Advanced forecast uses an Extra Random Tree regression model to forecast the next horizons.
The Simple Forecast creates an ARIMA model for each category using the AutoARIMA functionality in Python to select the best parameters. The creation of this forecast serves to provide us with an initial approach for financial forecasting and, on its own, can still be a valuable comparison point against manual forecasting in terms of accuracy and time saved for finance Teams. Additionally, the forecast and horizon values output by the Simple Forecast is included as predictors in the Advanced Forecast.
The Advanced Forecast uses an Extra Random Tree regression model which samples a random threshold at which to do the normal splits that occur in a Random Forest model. If we set lag values and drivers when inputting parameters to the Dataiku Application, the Advanced Forecast will also take these inputs into account when training the model.
The inevitable question is, which approach is better? In anticipation of this question, this solution computes the mean absolute percentage error (MAPE) to compare the performance between the forecasting methods (including manual forecast). The lower the MAPE, the better the forecast is. On our data, the Advanced Forecast performed the best, but performance can differ based on your data and additional improvements you may make to the model.
Visualize Approach Comparisons and Drivers#
In the same dashboard as the previously mentioned Data Exploration page, we can find four other pages to support our understanding of the solution Approaches and Outputs. Filters are available on every page by date, category, and/or driver.
The Forecast Comparison page presents the results of all Forecasting approaches (Simple, Advanced, and Manual) for a side-by-side comparison of their MAPE, the alignment to the Actual Value overall, and by category. We can also analyze the performance of forecasts over different time horizons and gain insights into cumulative errors and average error percentages.

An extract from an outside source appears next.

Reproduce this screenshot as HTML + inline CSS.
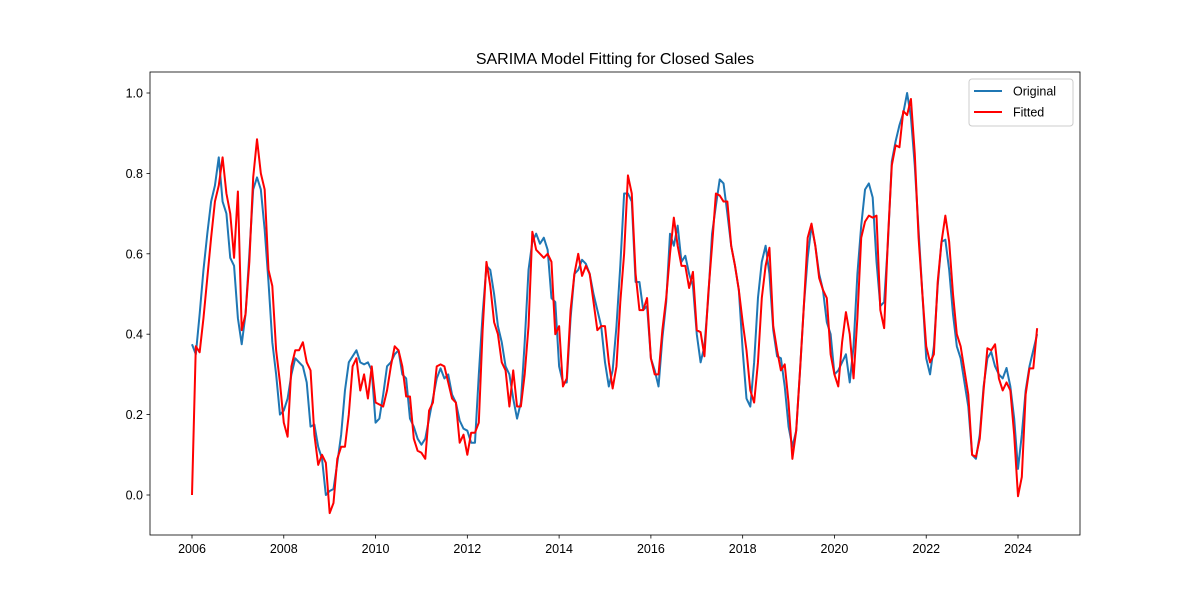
<!DOCTYPE html>
<html><head><meta charset="utf-8"><style>
body{margin:0;background:#fff}
svg{display:block;font-family:"Liberation Sans","DejaVu Sans",sans-serif}
</style></head><body>
<svg id="chart" width="1200" height="600"></svg>
<script>
const startYear = 2006;
const xTickLabels = ["2006","2008","2010","2012","2014","2016","2018","2020","2022","2024"];
const yTickLabels = ["0.0","0.2","0.4","0.6","0.8","1.0"];
const original = [
0.375,0.35,0.45,0.56,0.65,0.73,0.77,0.84,0.73,0.70,0.59,0.57,
0.44,0.375,0.45,0.60,0.76,0.79,0.76,0.66,0.53,0.38,0.30,0.20,
0.21,0.24,0.30,0.34,0.33,0.32,0.28,0.17,0.175,0.12,0.09,0.0,
0.01,0.015,0.08,0.15,0.26,0.33,0.345,0.36,0.33,0.325,0.33,0.31,
0.18,0.19,0.25,0.32,0.33,0.35,0.36,0.30,0.29,0.19,0.17,0.14,
0.125,0.14,0.19,0.24,0.29,0.315,0.29,0.30,0.25,0.23,0.185,0.165,
0.16,0.13,0.13,0.30,0.45,0.57,0.56,0.50,0.42,0.38,0.32,0.30,
0.24,0.19,0.23,0.38,0.56,0.63,0.65,0.625,0.64,0.61,0.49,0.48,
0.32,0.28,0.28,0.44,0.55,0.56,0.585,0.575,0.55,0.50,0.46,0.42,
0.33,0.27,0.31,0.42,0.57,0.75,0.75,0.73,0.53,0.53,0.46,0.47,
0.34,0.31,0.27,0.39,0.48,0.65,0.62,0.67,0.58,0.595,0.55,0.52,
0.40,0.33,0.37,0.49,0.65,0.72,0.785,0.775,0.70,0.62,0.57,0.51,
0.36,0.24,0.22,0.33,0.49,0.58,0.62,0.55,0.41,0.345,0.34,0.27,
0.17,0.12,0.16,0.31,0.47,0.59,0.67,0.62,0.55,0.51,0.43,0.40,
0.30,0.31,0.33,0.35,0.28,0.37,0.55,0.67,0.76,0.775,0.74,0.58,
0.47,0.48,0.63,0.83,0.88,0.92,0.95,1.0,0.94,0.82,0.66,0.50,
0.34,0.30,0.37,0.52,0.63,0.635,0.56,0.45,0.37,0.34,0.28,0.22,
0.10,0.09,0.15,0.27,0.34,0.356,0.32,0.30,0.29,0.316,0.27,0.19,
0.065,0.15,0.26,0.32,0.36,0.40];
const fitted = [
0.0,0.37,0.355,0.44,0.54,0.64,0.73,0.77,0.84,0.75,0.70,0.59,
0.755,0.41,0.45,0.58,0.79,0.885,0.80,0.76,0.56,0.52,0.36,0.28,
0.18,0.145,0.32,0.36,0.36,0.38,0.33,0.31,0.15,0.075,0.10,0.08,
-0.045,-0.02,0.09,0.12,0.12,0.20,0.32,0.34,0.26,0.30,0.24,0.32,
0.23,0.225,0.22,0.26,0.32,0.37,0.36,0.32,0.245,0.245,0.14,0.11,
0.105,0.09,0.21,0.23,0.32,0.325,0.32,0.28,0.24,0.23,0.13,0.15,
0.10,0.155,0.155,0.18,0.41,0.58,0.52,0.43,0.40,0.33,0.31,0.22,
0.31,0.22,0.22,0.30,0.42,0.655,0.61,0.60,0.59,0.60,0.58,0.40,
0.42,0.27,0.29,0.46,0.55,0.60,0.545,0.57,0.55,0.48,0.41,0.42,
0.42,0.33,0.265,0.32,0.48,0.60,0.795,0.75,0.55,0.46,0.46,0.49,
0.34,0.30,0.30,0.41,0.49,0.60,0.69,0.62,0.57,0.57,0.515,0.555,
0.41,0.405,0.345,0.50,0.62,0.75,0.745,0.73,0.73,0.62,0.57,0.51,
0.43,0.36,0.26,0.23,0.33,0.49,0.57,0.615,0.42,0.36,0.31,0.325,
0.23,0.09,0.16,0.31,0.47,0.64,0.675,0.62,0.54,0.51,0.49,0.35,
0.30,0.27,0.38,0.455,0.40,0.29,0.44,0.64,0.68,0.695,0.69,0.695,
0.46,0.415,0.64,0.82,0.87,0.865,0.955,0.945,0.985,0.85,0.64,0.50,
0.37,0.33,0.35,0.53,0.63,0.695,0.63,0.50,0.40,0.37,0.31,0.25,
0.10,0.095,0.14,0.26,0.365,0.36,0.375,0.29,0.26,0.28,0.26,0.15,
-0.003,0.045,0.25,0.315,0.315,0.415];

const NS="http://www.w3.org/2000/svg";
const svg=document.getElementById('chart');
const L=150,R=1080,T=72,B=535;
const x=t=>192+(t-2006)*(1018-192)/18;
const y=v=>495-v*(495-93);
function el(tag,attrs,parent){const e=document.createElementNS(NS,tag);for(const k in attrs)e.setAttribute(k,attrs[k]);(parent||svg).appendChild(e);return e;}

const title=el('text',{x:615,y:64,'text-anchor':'middle','font-size':16,fill:'#000'});
title.textContent='SARIMA Model Fitting for Closed Sales';



xTickLabels.forEach(lbl=>{
  const px=x(+lbl);
  const tk=el('line',{x1:px,x2:px,y1:B,y2:B+3.5,stroke:'#000','stroke-width':0.8});
  
  
  const t=el('text',{x:px,y:B+18,'text-anchor':'middle','font-size':12.5});
  t.textContent=lbl;
  
  
});
yTickLabels.forEach(lbl=>{
  const py=y(+lbl);
  const tk=el('line',{x1:L-3.5,x2:L,y1:py,y2:py,stroke:'#000','stroke-width':0.8});
  
  
  const t=el('text',{x:L-7,y:py+4.5,'text-anchor':'end','font-size':12.5});
  t.textContent=lbl;
  
  
});

function series(arr,color,name){
  const pts=arr.map((v,i)=>x(startYear+i/12).toFixed(2)+','+y(v).toFixed(2)).join(' ');
  const p=el('polyline',{points:pts,fill:'none',stroke:color,'stroke-width':2,'stroke-linejoin':'round'});
  
  
}
series(original,'#1f77b4','original-line');
series(fitted,'#ff0000','fitted-line');

const frame=el('rect',{x:L,y:T,width:R-L,height:B-T,fill:'none',stroke:'#000','stroke-width':0.8});



const lg=el('g',{});


el('rect',{x:969,y:79,width:104,height:47,rx:3,fill:'#fff',stroke:'#ccc','stroke-width':1},lg);
[['Original','#1f77b4',91],['Fitted','#ff0000',112]].forEach(([n,c,yy])=>{
  const ln=el('line',{x1:974,x2:1002,y1:yy,y2:yy,stroke:c,'stroke-width':2},lg);
  
  
  const t=el('text',{x:1013,y:yy+4.5,'font-size':12.5},lg);
  t.textContent=n;
  
  
});
</script>
</body></html>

With the Drivers page, we can analyze the relationship between drivers contained in our data (and selected by the Dataiku app) and the actual value. Through this, we can determine which drivers may have a potential positive or negative impact on the advanced forecast. For users interested in running multiple analyses with different drivers, they can either re-run the Dataiku application with new parameters for each analysis or create multiple App instances, each with their own desired set of drivers.
Our final two pages Simple Forecast and Advanced Forecast offer isolated metrics and visualizations per approach type regarding their accuracy as well as information about the models through explainability visualizations.
Responsible AI Considerations#
This financial forecasting solution is intended for use at a business level and should not be used to evaluate individual performance. Misuse of this solution, such as using it to make decisions that may lead to individual potential harm, may result in inaccurate or unreliable forecasts.
Reproducing these Processes With Minimal Effort For Your Own Data#
The intent of this project is to enable finance teams to understand how Dataiku can be used to improve accuracy and reduce the required effort for forecasting processes. By creating a singular solution that can benefit and influence the decisions of various teams in a single organization, smarter and more holistic strategies can be designed to transform existing forecasting processes, automate and streamline workflows, and focus on more strategic tasks.
We’ve provided several suggestions on how to use your historical financial data, but ultimately the “best” approach will depend on your specific needs and your data. If you’re interested in adapting this project to the specific goals and needs of your organization, roll-out and customization services can be offered on demand.